Actually, the first three essays I wrote (and the first three in the book) were published in a commercial magazine, a glossy literary supplement called Northwest that used to come out with the Portland Oregonian newspaper on Sundays. Lots of good literary stuff by well-known authors appeared there—fiction, poems, and creative nonfiction as well as contemporary living type articles. Northwest also paid fairly well. So I sent them the first three essays I finished and they bought them. In some ways, that kept me going on the project. I hadn't published essays before and to have someone accept and pay for the first three was very encouraging. Later on, for marketing reasons, the newspaper discontinued that magazine supplement. Pretty sad, I think. It made a contribution to the cultural life of the area, and none of their fashion sections or home and garden sections have come up to that standard. Some of the other essays were published in literary magazines.
What advice do you have for those of us who would like to publish our journals and memoirs?

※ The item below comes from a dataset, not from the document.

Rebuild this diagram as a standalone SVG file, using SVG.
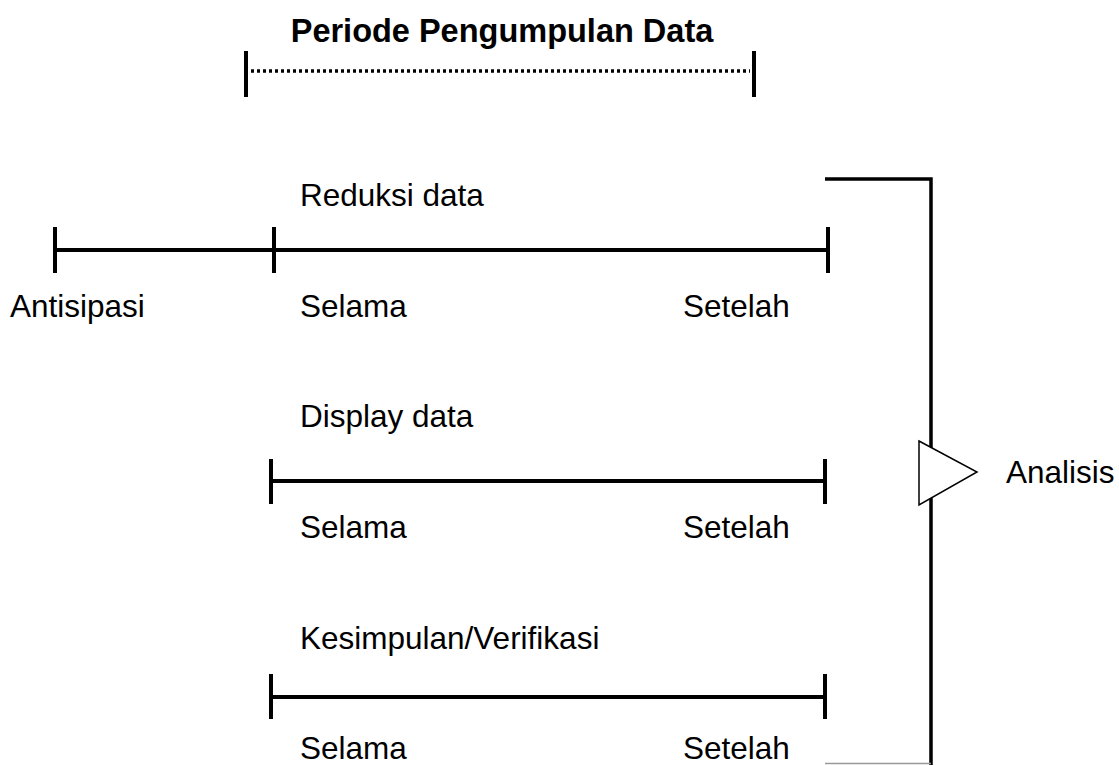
<svg xmlns="http://www.w3.org/2000/svg" width="1119" height="765" viewBox="0 0 1119 765">
<style>
text{font-family:"Liberation Sans",Arial,sans-serif;font-size:31.5px;fill:#000}
.b{font-weight:bold;font-size:32.5px}
.ln{stroke:#000;stroke-width:4;fill:none}
.br{stroke:#000;stroke-width:3.5;fill:none}
</style>
<rect width="1119" height="765" fill="#fff"/>
<g id="periode">
<text class="b" x="502" y="42" text-anchor="middle">Periode Pengumpulan Data</text>
<line class="ln" x1="246" y1="51" x2="246" y2="97"/>
<line class="ln" x1="754" y1="51" x2="754" y2="97"/>
<line x1="251" y1="71" x2="750" y2="71" stroke="#000" stroke-width="3.5" stroke-dasharray="3 3"/>
</g>
<g id="reduksi">
<text x="300" y="206">Reduksi data</text>
<line class="ln" x1="55" y1="250" x2="828" y2="250"/>
<line class="ln" x1="55" y1="227" x2="55" y2="273"/>
<line class="ln" x1="274" y1="227" x2="274" y2="273"/>
<line class="ln" x1="828" y1="227" x2="828" y2="273"/>
<text x="10" y="317">Antisipasi</text>
<text x="300" y="317">Selama</text>
<text x="683" y="317">Setelah</text>
</g>
<g id="display">
<text x="300" y="427">Display data</text>
<line class="ln" x1="271" y1="481" x2="825" y2="481"/>
<line class="ln" x1="271" y1="459" x2="271" y2="504"/>
<line class="ln" x1="825" y1="459" x2="825" y2="504"/>
<text x="300" y="538">Selama</text>
<text x="683" y="538">Setelah</text>
</g>
<g id="kesimpulan">
<text x="300" y="649">Kesimpulan/Verifikasi</text>
<line class="ln" x1="271" y1="697" x2="825" y2="697"/>
<line class="ln" x1="271" y1="674" x2="271" y2="719"/>
<line class="ln" x1="825" y1="674" x2="825" y2="719"/>
<text x="300" y="759">Selama</text>
<text x="683" y="759">Setelah</text>
</g>
<g id="connectors">
<polyline class="br" points="825,179 931,179 931,765"/>
<line x1="825" y1="763.5" x2="931" y2="763.5" stroke="#999" stroke-width="1.5"/>
</g>
<g id="analisis">
<polygon points="919,441 977,472 919,505" fill="#fff" stroke="#000" stroke-width="1.5"/>
<text x="1006" y="483">Analisis</text>
</g>
</svg>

There is definitely a difference between journals for personal expression and writing for publication. You can often develop publishable work from journals, but when you edit and develop something for publication, you often have to leave out things that are very interesting to you, either because they detract from the central idea or feeling of a piece and ruin the unity of it, or because the material is mainly of personal interest. Also, work for publication often requires some sort of research for development. It may be research so casual and minor that no one would recognize it as such, but research, such as checking "facts" you remember or looking up some statistics or definitions that will strengthen your piece, is important for publication. Sometimes a student will feel shocked when I suggest drastic cutting, say half, to get at the heart of the work, but I do it to my own work all the time. Think of it as panning for gold. I won't claim that I always succeed, but that's what I aim for. If you don't want to edit your own writing or consider your audience, you may simply want to write for yourself, for expression, an outlet, to record your life for future generations, or to improve your writing. That's fine too. I'm all for writing uncritically in first drafts and free writes or to get something off your chest. But it's important to edit and develop when it comes to writing for publication.
How long did it take you to write Peace at Heart?
It took me six years to get about half of it finished and then I had a sabbatical and I wrote the other half in about six months.
What are you working on now?
My new project is not about the farm at all, though I am still making rough drafts and notes when something here comes up. But I am going in sort of the opposite direction and working on essays having to do with travel. I got a bunch of letters back from my Mom, ones I'd sent to her and my dad during the early 60's, when I was in Europe traveling around on a motor scooter and sleeping in free parks and so on and ended up living in Greece for a while. The material interested me so much that I started a series of essays in which I weave together past and present travel journals and topics. That's a lot of fun for me right now. I am learning a great deal in the process of going back to my memories and travel journals and then researching the stuff I didn't fully understand or know about at the time.